CORT(x,y) measures the proximity between the dynamic behaviors of x and y by means of the first order temporal correlation coefficient defined by:
$$ CORT(x,y) = \frac{ \sum_{t=1} (x_{t+1} - x_t) ( y_{t+1} - y_t) }{ \sqrt{ \sum_{t=1} (x_{t+1} - x_t)^2} \sqrt{ \sum_{t=1} (y_{t+1} - y_t)^2 } } $$
\(\Phi[u]\) is an adaptive tuning function taking the form:
$$ \frac{2}{1+e^{ku}} $$ with \(k \geq 0\) so that both \(\Phi\) and `k`

modulate the weight that CORT(x,y) has on d(x,y).

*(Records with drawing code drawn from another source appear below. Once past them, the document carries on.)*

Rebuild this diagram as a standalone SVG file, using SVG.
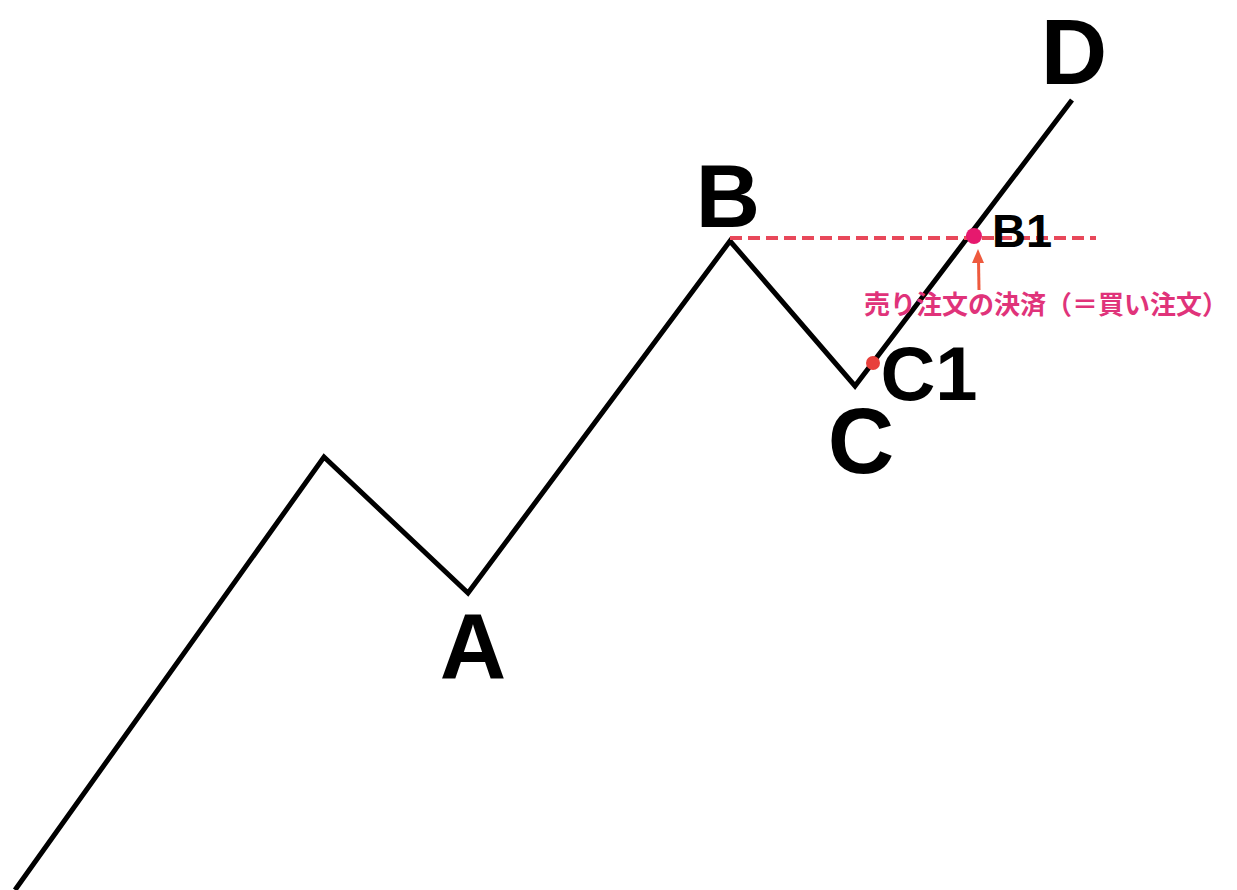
<svg xmlns="http://www.w3.org/2000/svg" width="1237" height="890" viewBox="0 0 1237 890">
<defs>
<style>
.lbl{font-family:"Liberation Sans",Arial,sans-serif;font-weight:bold;fill:#000;text-anchor:middle}
.jp{font-family:"Noto Sans CJK JP","Noto Sans",sans-serif;font-weight:bold;fill:#e0337a}
</style>
</defs>
<rect width="1237" height="890" fill="#fff"/>
<g id="connectors">
<polyline points="15,890 324,457 468,593 730,241 855,386 1072,100" fill="none" stroke="#000" stroke-width="5" stroke-linejoin="miter"/>
<line x1="730" y1="238" x2="1096" y2="238" stroke="#e8485a" stroke-width="4" stroke-dasharray="12 6"/>
<line x1="979" y1="290" x2="978.5" y2="260" stroke="#ee5a3e" stroke-width="3"/>
<polygon points="978,249 984,263 972,263" fill="#ee5a3e"/>
</g>
<g id="A"><text class="lbl" x="473" y="678" font-size="92">A</text></g>
<g id="B"><text class="lbl" x="728" y="227" font-size="89">B</text></g>
<g id="C"><text class="lbl" x="861" y="473" font-size="92">C</text></g>
<g id="D"><text class="lbl" x="1074" y="84" font-size="92">D</text></g>
<g id="C1"><circle cx="873" cy="363" r="7" fill="#e8403c"/><text class="lbl" x="929" y="400" font-size="76">C1</text></g>
<g id="B1"><circle cx="974" cy="236" r="8" fill="#e6196e"/><text class="lbl" x="1022" y="247" font-size="47">B1</text></g>
<g id="note"><text class="jp" x="864" y="314" font-size="26">売り注文の決済（＝買い注文）</text></g>
</svg>
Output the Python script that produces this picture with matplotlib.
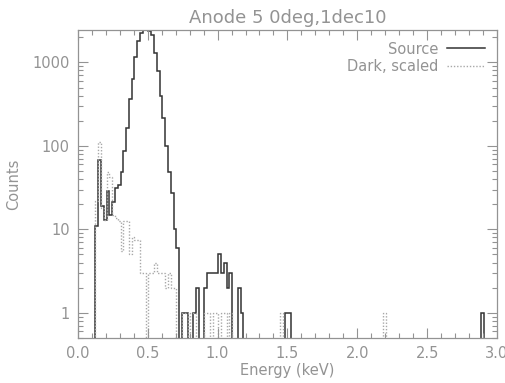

\(\delta(x,y)\) denotes a dissimilarity measure between the raw values of series `x`

and `y`

, such as the Euclidean distance, the Frechet distance or the Dynamic Time Warping distance. Note that \( d(x,y) = \delta(x,y)\) if `k=0`

.

More details of the procedure can be seen in Chouakria-Douzal and Nagabhushan (2007).

`deltamethod`

(\(\delta\)) can be either Euclidean (`deltamethod = "Euclid"`

), Frechet (` deltamethod = "Frechet"`

) or Dynamic Time Warping (`deltamethod ="DTW"`

) distances. When calling from `dis.CORT`

, DTW uses Manhattan as local distance.

##### Value

The computed distance.

##### References

Chouakria-Douzal, A. and Nagabhushan P. N. (2007) Adaptive dissimilarity index for measuring time series proximity. *Adv. Data Anal. Classif.*, **1(1)**, 5--21.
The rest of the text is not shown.